The Whangarei Art Museum has an exciting new exhibition on, Elemental, by local artist Lee Brogan. Brogan creates sculpture, collage, photography and printmaking and her recently exhibited work has been in cast glass, pate de verre glass and mixed media. She is one of only a few proponents worldwide using the ancient Egyptian technique of pate de verre as a sculptural discipline, a process she developed herself and which has won her awards. Elemental brings together pate de verre sculptures, digital prints and Brogan's images come to life with a new venture into video works that permeate the gallery with their sounds.
Brogan has a fascination with the Celtic tradition of "elementals", the spirit-beings said to dwell within the natural world, and the universal, instinctual feeling that water is a living being. Water is essential to life, but water also holds the power to mesmerise us with its beauty, to hypnotise us with its rhythm, to calm, sooth and reconnect us with our bodies and minds. Water interacting with light reveals the universe within.
Stone is the other fundamental element in these works. Brogan's ancestors were gum-diggers in the Kawakawa area and she feels a close connection to the Bay of Islands. The local landscape is strewn with volcanic rock, half buried or jutting from the ground.

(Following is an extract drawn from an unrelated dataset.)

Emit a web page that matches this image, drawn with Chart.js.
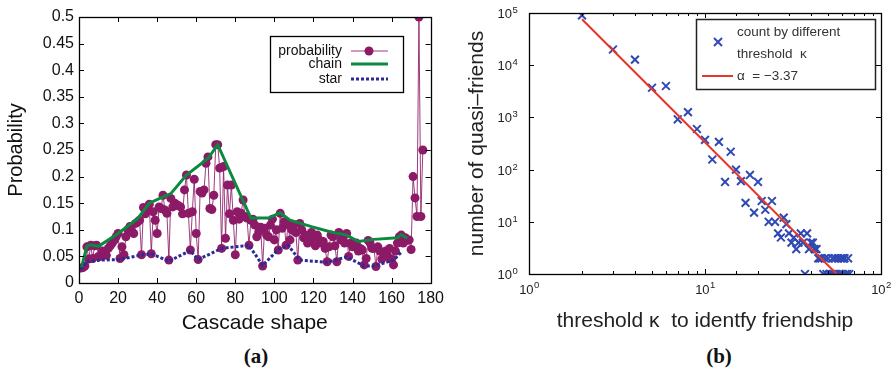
<!doctype html>
<html lang="en">
<head>
  <meta charset="utf-8">
  <title>Cascade shape probability / quasi-friends</title>
  <style>
    * {
      margin: 0;
      padding: 0;
    }
    body {
      width: 893px;
      height: 369px;
      background: white;
      position: relative;
      overflow: hidden;
      font-family: "Liberation Sans", Arial, sans-serif;
    }
    #boxA { position: absolute; left: 0; top: 0; width: 450px; height: 340px; }
    #boxB { position: absolute; left: 450px; top: 0; width: 443px; height: 340px; }
    .tag {
      position: absolute;
      top: 344px;
      transform: translateX(-50%);
      font: bold 21px "Liberation Serif", "Times New Roman", serif;
      color: #111;
    }
  </style>
</head>
<body>
  <div id="boxA"><canvas id="chartA"></canvas></div>
  <div id="boxB"><canvas id="chartB"></canvas></div>
  <div class="tag" style="left:256px">(a)</div>
  <div class="tag" style="left:719px">(b)</div>

  <script src="https://cdn.jsdelivr.net/npm/chart.js"></script>
  <script>
    // (a) probability of each cascade shape, shape ids 1..176
    const shapeProb = [
      0.028, 0.029, 0.032, 0.068, 0.045, 0.071, 0.046, 0.07, 0.071, 0.05,
      0.05, 0.06, 0.056, 0.052, 0.065, 0.07, 0.075, 0.08, 0.087, 0.093,
      0.046, 0.068, 0.053, 0.087, 0.1, 0.106, 0.098, 0.093, 0.112, 0.115,
      0.118, 0.053, 0.142, 0.13, 0.137, 0.148, 0.055, 0.134, 0.118, 0.093,
      0.143, 0.14, 0.165, 0.137, 0.131, 0.043, 0.159, 0.143, 0.15, 0.147,
      0.145, 0.143, 0.13, 0.175, 0.203, 0.131, 0.062, 0.134, 0.195, 0.093,
      0.044, 0.172, 0.169, 0.175, 0.225, 0.237, 0.14, 0.138, 0.165, 0.26,
      0.26, 0.216, 0.065, 0.219, 0.084, 0.184, 0.13, 0.184, 0.118, 0.053,
      0.134, 0.12, 0.131, 0.156, 0.125, 0.122, 0.071, 0.118, 0.12, 0.109,
      0.087, 0.096, 0.105, 0.032, 0.103, 0.09, 0.087, 0.109, 0.12, 0.081,
      0.1, 0.062, 0.131, 0.103, 0.115, 0.071, 0.11, 0.081, 0.1, 0.109,
      0.095, 0.043, 0.112, 0.1, 0.085, 0.09, 0.075, 0.078, 0.095, 0.087,
      0.07, 0.09, 0.081, 0.075, 0.078, 0.065, 0.04, 0.068, 0.09, 0.087,
      0.07, 0.04, 0.095, 0.081, 0.085, 0.075, 0.093, 0.05, 0.075, 0.068,
      0.07, 0.075, 0.06, 0.065, 0.062, 0.034, 0.046, 0.08, 0.075, 0.065,
      0.065, 0.031, 0.068, 0.06, 0.045, 0.056, 0.06, 0.05, 0.065, 0.045,
      0.034, 0.06, 0.075, 0.087, 0.09, 0.075, 0.085, 0.08, 0.081, 0.063,
      0.2, 0.16, 0.125, 0.5, 0.125, 0.25
    ];
    const chainX = [1, 4, 6, 10, 20, 30, 36, 43, 47, 55, 66, 71, 88, 97, 103, 108, 119, 129, 137, 143, 151, 163, 165, 168];
    const chainY = [0.025, 0.069, 0.072, 0.069, 0.093, 0.121, 0.15, 0.162, 0.168, 0.203, 0.234, 0.26, 0.122, 0.122, 0.132, 0.118, 0.106, 0.096, 0.09, 0.078, 0.082, 0.085, 0.091, 0.084];
    const starX = [1, 4, 11, 21, 31, 37, 46, 57, 61, 73, 87, 94, 102, 107, 113, 127, 137, 146, 151, 161, 165];
    const starY = [0.025, 0.04, 0.043, 0.044, 0.052, 0.055, 0.041, 0.061, 0.044, 0.065, 0.071, 0.033, 0.063, 0.071, 0.043, 0.039, 0.049, 0.032, 0.032, 0.043, 0.058];

    // (b) number of quasi-friends per threshold kappa
    const kappa = [2, 3, 4, 5, 6, 7, 8, 9, 10, 11, 12, 13, 14, 15, 16, 17, 18, 19, 20, 21,
      22, 23, 24, 25, 26, 27, 28, 29, 30, 31, 32, 33, 34, 35, 36, 37, 38, 39, 40, 41,
      42, 43, 44, 45, 46, 47, 48, 49, 50, 51, 52, 53, 54, 55, 56, 57, 58, 59, 60, 61,
      62, 63, 64, 65, 66];
    const friendCount = [90000, 20000, 12800, 3700, 4000, 920, 1260, 600, 370, 156, 340, 58, 220, 100, 60, 23, 79, 15, 58, 25,
      17, 10, 25, 10, 6, 5, 12, 9, 6, 4, 5, 3, 4, 6, 4, 1, 6, 3, 4, 4,
      3, 3, 2, 2, 2, 1, 2, 1, 2, 1, 1, 2, 1, 2, 1, 2, 1, 2, 1, 2,
      2, 1, 1, 2, 1];
    const fitK = [2, 56];
    const fitN = [76000, 1];

    Chart.defaults.font.family = '"Liberation Sans", Arial, sans-serif';
    Chart.defaults.color = '#111';

    const isPow10 = (v) => Math.abs(Math.log10(v) - Math.round(Math.log10(v))) < 1e-9;

    // ticks pointing inwards on all four sides plus the frame
    function boxTicks(major, minor, minorAxes) {
      return {
        id: 'boxTicks',
        afterDraw(chart) {
          const { ctx, chartArea: a } = chart;
          const sx = chart.scales.x, sy = chart.scales.y;
          const isMajor = (scale, v) => scale.type !== 'logarithmic' || isPow10(v);
          ctx.save();
          ctx.strokeStyle = '#000';
          ctx.lineWidth = 1;
          ctx.beginPath();
          sx.ticks.forEach(t => {
            const l = isMajor(sx, t.value) ? major : (minorAxes.includes('x') ? minor : 0);
            if (!l) return;
            const px = Math.round(sx.getPixelForValue(t.value)) + 0.5;
            ctx.moveTo(px, a.bottom); ctx.lineTo(px, a.bottom - l);
            ctx.moveTo(px, a.top); ctx.lineTo(px, a.top + l);
          });
          sy.ticks.forEach(t => {
            const l = isMajor(sy, t.value) ? major : (minorAxes.includes('y') ? minor : 0);
            if (!l) return;
            const py = Math.round(sy.getPixelForValue(t.value)) + 0.5;
            ctx.moveTo(a.left, py); ctx.lineTo(a.left + l, py);
            ctx.moveTo(a.right, py); ctx.lineTo(a.right - l, py);
          });
          ctx.stroke();
          ctx.lineWidth = 1.3;
          ctx.strokeRect(Math.round(a.left) + 0.5, Math.round(a.top) + 0.5,
            Math.round(a.width), Math.round(a.height));
          ctx.restore();
        }
      };
    }

    // "10" with a raised exponent for the log axes
    const powerLabels = {
      id: 'powerLabels',
      afterDraw(chart) {
        const { ctx, chartArea: a } = chart;
        const baseFont = '13px "Liberation Sans", Arial, sans-serif';
        const expFont = '9.5px "Liberation Sans", Arial, sans-serif';
        ctx.save();
        ctx.fillStyle = '#222';
        ctx.textBaseline = 'alphabetic';
        ctx.textAlign = 'left';
        chart.scales.x.ticks.forEach(t => {
          if (!isPow10(t.value)) return;
          const e = String(Math.round(Math.log10(t.value)));
          const px = chart.scales.x.getPixelForValue(t.value);
          ctx.font = baseFont;
          const w1 = ctx.measureText('10').width;
          ctx.font = expFont;
          const w2 = ctx.measureText(e).width;
          const x0 = px - (w1 + w2) / 2;
          ctx.font = baseFont;
          ctx.fillText('10', x0, a.bottom + 20);
          ctx.font = expFont;
          ctx.fillText(e, x0 + w1 + 0.5, a.bottom + 14);
        });
        chart.scales.y.ticks.forEach(t => {
          if (!isPow10(t.value)) return;
          const e = String(Math.round(Math.log10(t.value)));
          const py = chart.scales.y.getPixelForValue(t.value);
          ctx.font = baseFont;
          const w1 = ctx.measureText('10').width;
          const x1 = a.left - 17;
          ctx.fillText('10', x1 - w1, py + 5);
          ctx.font = expFont;
          ctx.fillText(e, x1 + 0.5, py);
        });
        ctx.restore();
      }
    };

    const legendA = {
      id: 'legendA',
      afterDraw(chart) {
        const ctx = chart.ctx;
        const rows = [51, 64, 79];
        ctx.save();
        ctx.strokeStyle = '#000';
        ctx.lineWidth = 1.3;
        ctx.strokeRect(270.5, 36.5, 133, 56);
        ctx.font = '14px "Liberation Sans", Arial, sans-serif';
        ctx.textAlign = 'right';
        ctx.textBaseline = 'middle';
        chart.data.datasets.forEach((ds, i) => {
          const y = rows[i];
          ctx.fillStyle = '#111';
          ctx.fillText(ds.label, 342, y);
          ctx.strokeStyle = ds.borderColor;
          ctx.lineWidth = ds.borderWidth;
          ctx.setLineDash(ds.borderDash || []);
          ctx.beginPath();
          ctx.moveTo(351, y); ctx.lineTo(388, y);
          ctx.stroke();
          ctx.setLineDash([]);
          if (ds.pointRadius) {
            ctx.fillStyle = ds.pointBackgroundColor;
            ctx.beginPath();
            ctx.arc(369, y, ds.pointRadius, 0, Math.PI * 2);
            ctx.fill();
          }
        });
        ctx.restore();
      }
    };

    const legendB = {
      id: 'legendB',
      afterDraw(chart) {
        const ctx = chart.ctx;
        const [pts, fit] = chart.data.datasets;
        ctx.save();
        ctx.strokeStyle = '#222';
        ctx.lineWidth = 1.5;
        ctx.strokeRect(246.5, 19.5, 179, 70);
        ctx.font = '13.5px "Liberation Sans", Arial, sans-serif';
        ctx.textAlign = 'left';
        ctx.textBaseline = 'middle';
        ctx.fillStyle = '#333';
        const lines = pts.label.split('\n');
        ctx.fillText(lines[0], 287, 32);
        ctx.fillText(lines[1], 287, 54);
        ctx.fillText(fit.label, 287, 76);
        // cross marker
        ctx.strokeStyle = pts.borderColor;
        ctx.lineWidth = 2;
        const r = 4;
        ctx.beginPath();
        ctx.moveTo(268 - r, 42 - r); ctx.lineTo(268 + r, 42 + r);
        ctx.moveTo(268 + r, 42 - r); ctx.lineTo(268 - r, 42 + r);
        ctx.stroke();
        ctx.strokeStyle = fit.borderColor;
        ctx.lineWidth = fit.borderWidth;
        ctx.beginPath();
        ctx.moveTo(252, 76); ctx.lineTo(283, 76);
        ctx.stroke();
        ctx.restore();
      }
    };

    const purple = '#8c1a66';

    new Chart(document.getElementById('chartA'), {
      type: 'line',
      data: {
        datasets: [
          {
            label: 'probability',
            data: shapeProb.map((p, i) => ({ x: i + 1, y: p })),
            borderColor: 'rgba(140, 26, 102, 0.85)',
            borderWidth: 1,
            pointRadius: 4.5,
            pointBackgroundColor: purple,
            pointBorderColor: purple,
            pointBorderWidth: 0,
            order: 3
          },
          {
            label: 'chain',
            data: chainX.map((x, i) => ({ x, y: chainY[i] })),
            borderColor: '#0a8a3e',
            borderWidth: 3,
            pointRadius: 0,
            order: 2
          },
          {
            label: 'star',
            data: starX.map((x, i) => ({ x, y: starY[i] })),
            borderColor: '#2b2b96',
            borderWidth: 3,
            borderDash: [3, 2],
            pointRadius: 0,
            order: 1
          }
        ]
      },
      options: {
        responsive: true,
        maintainAspectRatio: false,
        animation: false,
        layout: { padding: { left: 0, top: 17, right: 16, bottom: 0 } },
        scales: {
          x: {
            type: 'linear',
            min: 0,
            max: 180,
            grid: { display: false, drawTicks: false },
            border: { display: false },
            ticks: { stepSize: 20, padding: 6, autoSkip: false, maxRotation: 0, font: { size: 16 }, color: '#111' },
            title: { display: true, text: 'Cascade shape', font: { size: 21 }, color: '#111', padding: { top: 0, bottom: 4 } },
            afterFit: (s) => { s.height = 57; }
          },
          y: {
            min: 0,
            max: 0.5,
            grid: { display: false, drawTicks: false },
            border: { display: false },
            ticks: {
              stepSize: 0.05, padding: 5, autoSkip: false, font: { size: 16 }, color: '#111',
              callback: (v) => String(+v.toFixed(2))
            },
            title: { display: true, text: 'Probability', font: { size: 20 }, color: '#111', padding: { top: 4, bottom: 0 } },
            afterFit: (s) => { s.width = 79; }
          }
        },
        plugins: { legend: { display: false }, tooltip: { enabled: false } }
      },
      plugins: [boxTicks(5, 0, []), legendA]
    });

    new Chart(document.getElementById('chartB'), {
      type: 'scatter',
      data: {
        datasets: [
          {
            label: 'count by different\nthreshold  \u03ba',
            data: kappa.map((k, i) => ({ x: k, y: friendCount[i] })),
            pointStyle: 'crossRot',
            pointRadius: 5.5,
            borderColor: '#2f49b3',
            borderWidth: 2,
            order: 2
          },
          {
            label: '\u03b1  = \u22123.37',
            type: 'line',
            data: fitK.map((k, i) => ({ x: k, y: fitN[i] })),
            borderColor: '#e8352b',
            borderWidth: 2,
            pointRadius: 0,
            order: 1
          }
        ]
      },
      options: {
        responsive: true,
        maintainAspectRatio: false,
        animation: false,
        layout: { padding: { left: 0, top: 13, right: 12, bottom: 0 } },
        scales: {
          x: {
            type: 'logarithmic',
            min: 1,
            max: 100,
            grid: { display: false, drawTicks: false },
            border: { display: false },
            ticks: { display: false, autoSkip: false },
            title: { display: true, text: 'threshold \u03ba  to identfy friendship', font: { size: 21 }, color: '#222', padding: { top: 0, bottom: 6 } },
            afterFit: (s) => { s.height = 66; }
          },
          y: {
            type: 'logarithmic',
            min: 1,
            max: 100000,
            grid: { display: false, drawTicks: false },
            border: { display: false },
            ticks: { display: false, autoSkip: false },
            title: { display: true, text: 'number of quasi\u2013friends', font: { size: 21 }, color: '#222', padding: { top: 15, bottom: 0 } },
            afterFit: (s) => { s.width = 79; }
          }
        },
        plugins: { legend: { display: false }, tooltip: { enabled: false } }
      },
      plugins: [boxTicks(5, 3, ['x']), powerLabels, legendB]
    });
  </script>
</body>
</html>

These works originate within a few hundred metres from her home on the Purerua peninsula, where large volcanic boulders are still being uncovered, hidden in the undergrowth.
"As above, so below"
Through altered and enhanced imagery we slip sideways into a parallel universe, closely aligned to our own, but where the microcosm becomes the macrocosm and vice versa. We are never quite sure what we are seeing so the imagination searches for meaning in the abstract.